Well, it’s not that simple. 100 events is the most likely result. If you collect that amount of data, sometimes you’ll see exactly 100 events. But sometimes, due to random fluctuations, you’ll see 102 events, or 80, or 116 or some other number, all due to the normal “background” physics. How to tell if you’re seeing something new? Well, if we expect the average number of such events to be $N$ (here $N = 100$), then we expect fluctuations around that expectation to go like $\sqrt{N}=10$. This is the statistical error. 

So seeing between 90 and 110 events is the $1\sigma$ expectation, between 80 and 120 is the $2\sigma$ and so on. So if we want to measure new physics at the $5\sigma$ level, we can only do that if the new physics contributes (on average) 50 new events (that is, we see 150 events and expected only 100 from background). That means we can only be sure of new physics at the $5\sigma$ level if it contributes 1 event for every 2 background. Not great, right?

But let’s say that we just wait to collect more data: we let the LHC collide more protons until the background expectation for this process is 400 events (4 times the previous data set). Now the statistical error is $\sqrt{400} = 20$. A $5\sigma$ fluctuation is then 100 events. So if we see 500 events when we expected 400, that's $5\sigma$ evidence. That means we can find new physics if it contributed 1 event for every 4 background, rather than 1 out of every 2. Improvement!

That’s the standard story for statistical searches: as you collect more data, the statistical errors decrease as a fraction of the total (specifically, the fractional error decreases as $1/\sqrt{N}$. So you just wait, and eventually you can see some small signal over a large background. But that assumes you know exactly how many background events you should expect. What if you’re wrong? What if you have a systematic error in your understanding of the background. Going back to the previous example, if we were only certain of the background expectation to 10%, then waiting till we expected 400 events, we’d still have an error of 40 events, not the 20 that pure statistical errors would predict. Which type of error matters more depends on whether you are statistics dominated (you understand your backgrounds really well, you just don’t have enough data to be confident that big deviations aren’t just due to a small sample) or systematics dominated (you aren’t sure in your background prediction).
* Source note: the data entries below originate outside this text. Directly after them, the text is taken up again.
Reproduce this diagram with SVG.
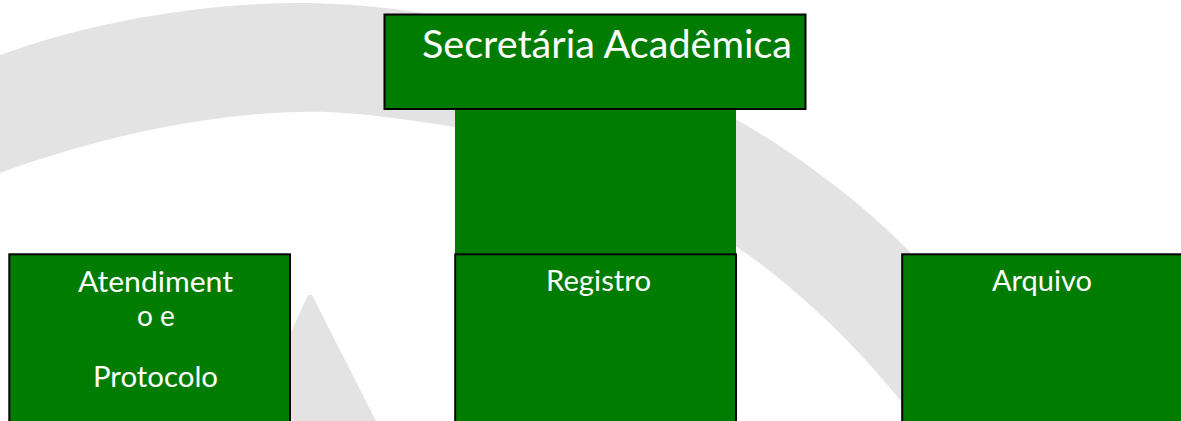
<svg xmlns="http://www.w3.org/2000/svg" width="1181" height="421" viewBox="0 0 1181 421">
  <style>
    .bg { fill: #e3e3e3; }
    .box { fill: #007c00; stroke: #000000; stroke-width: 2; }
    .bar { fill: #007c00; }
    .lbl { font-family: Lato, "Open Sans", "Liberation Sans", sans-serif; fill: #ffffff; text-anchor: middle; }
    .t1 { font-size: 38px; }
    .t2 { font-size: 28px; }
  </style>
  <rect x="0" y="0" width="1181" height="421" fill="#ffffff"/>
  <g id="background">
    <path class="bg" d="M 0 55 C 90 22, 200 3, 300 3 C 420 3, 620 40, 737 120 C 800 155, 870 210, 910 252 C 960 300, 1020 370, 1060 421 L 918 421 L 900 400 C 860 350, 800 290, 737 247 C 650 190, 540 140, 455 127 C 400 118, 340 110, 300 112 C 200 114, 90 140, 0 173 Z"/>
    <path class="bg" d="M 307 297 Q 310 292, 313 297 L 376 421 L 280 421 L 285 345 Z"/>
  </g>
  <g id="connectors">
    <rect class="bar" x="455" y="108" width="281" height="148"/>
  </g>
  <g id="node-secretaria">
    <rect class="box" x="384.5" y="14.5" width="421" height="94.5"/>
    <text class="lbl t1" x="607" y="58" textLength="370" lengthAdjust="spacingAndGlyphs">Secretária Acadêmica</text>
  </g>
  <g id="node-atendimento">
    <rect class="box" x="9.3" y="254.3" width="280.7" height="180"/>
    <text class="lbl t2" x="155.5" y="292" textLength="155" lengthAdjust="spacingAndGlyphs">Atendiment</text>
    <text class="lbl t2" x="156" y="326">o e</text>
    <text class="lbl t2" x="155.5" y="387" textLength="125" lengthAdjust="spacingAndGlyphs">Protocolo</text>
  </g>
  <g id="node-registro">
    <rect class="box" x="455.2" y="254.3" width="280.8" height="180"/>
    <text class="lbl t2" x="598.5" y="291" textLength="105" lengthAdjust="spacingAndGlyphs">Registro</text>
  </g>
  <g id="node-arquivo">
    <rect class="box" x="902.2" y="254.3" width="290" height="180"/>
    <text class="lbl t2" x="1042" y="291" textLength="100" lengthAdjust="spacingAndGlyphs">Arquivo</text>
  </g>
</svg>
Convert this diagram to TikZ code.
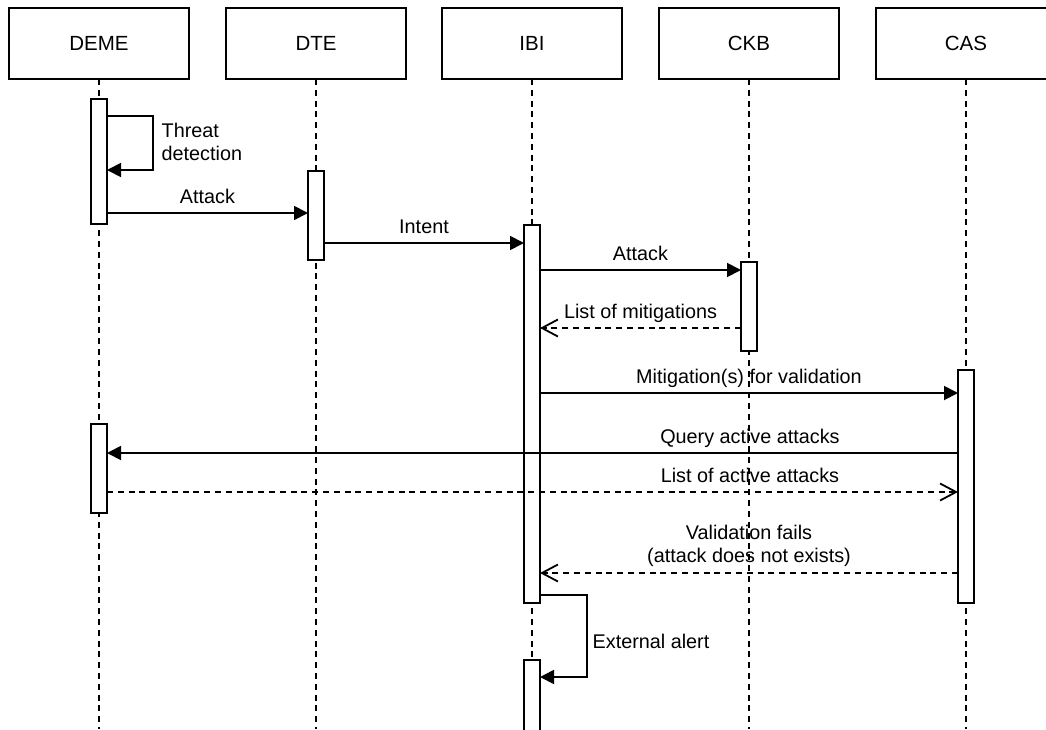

In this particular case, the experiments are systematics dominated. The signal is “a bunch of energy in a single jet, and something we can’t see in the detector.” That’s relatively easy to get wrong, thus the systematic uncertainty in the number of Standard Model events in to the background. There are actually lots of events contributing to the anomaly (seen here in one particular distribution for CMS036 and ATLAS060). For the searches we are interested in, the statistical errors right now are at the 0.3% level, and the systematic errors are at the 1-2% level. That is, we are systematics dominated. Which means that, if we just collect more data, we’d still expect the significance of the signal to be $\sim 2.5\sigma$. It could shrink with more data, of course, which would indicate this isn’t new physics, but if it stayed the same that’d be hard to evaluate. 
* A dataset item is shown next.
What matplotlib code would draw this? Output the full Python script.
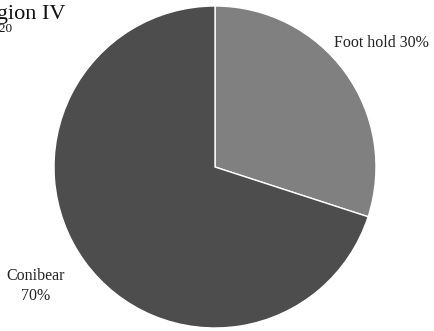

So what to do? To determine if what we’re seeing is “real” or just a systematic error in background predictions, we need to make some prediction and then test it. We as theorists can’t really do the testing: we lack full information about each event as seen by CMS and ATLAS, so we can’t delve that deep into their data and try new techniques to see what happens. But we can generate fake LHC events and see what kinematic handles might be useful to split signal away from background. That is, we can predict what the experimentalists should see if this anomaly is due to new physics. So that’s what we did: generating mock LHC data coming from the mono-$\phi$ model and the primary sources of Standard Model events that make up our backgrounds, and then looking for a way to distinguish the two that the experimentalists hadn't already tried.


What we found was the the interesting signal tended to be more “central” than the background. The LHC detectors are basically big cylinders, with the beams of the LHC protons coming in at the top and bottom. When a collision occurs, energy sprays out mostly towards the rounded side of the cylinder, not the ends. Mostly. Energy that tends to go to the ends is called “forward” (we don’t distinguish the two ends at the LHC, so there’s no generic “backwards”) and energy that goes to the center of the cylinder is “central.” The variable that tells you the centrality is called $\eta$ (the “pseudo-rapidity.”) Here I’m showing the distribution of signal (solid) and background (dotted) in $\eta$. By placing an additional selection criteria on the $\eta$ of the jet in the events that CMS036 and ATLAS060 are already using, we believe it is possible to increase the signal compared to the background by a factor of around 1.5. If this can be done without increasing the systematic errors (a difficult problem, but one that we hope the CMS and ATLAS experimentalists can solve), than the statistical preference for signal from each search should go up by a similar factor. This might not be enough to drag us over the magic $5\sigma$ line, but at least it would give us some additional hint of whether this anomaly we identified is really something new, or just another mirage in the data.

Previous experience tells us that $2.5-3\sigma$ anomalies in LHC data will disappear. So the safe money is that this one will go away as well. But it's worth testing out, because past results are no guarantee of the future. There is new physics out there, we know that much. We don't know if it will appear in the LHC data, but if it does, we need to make sure we don't miss it.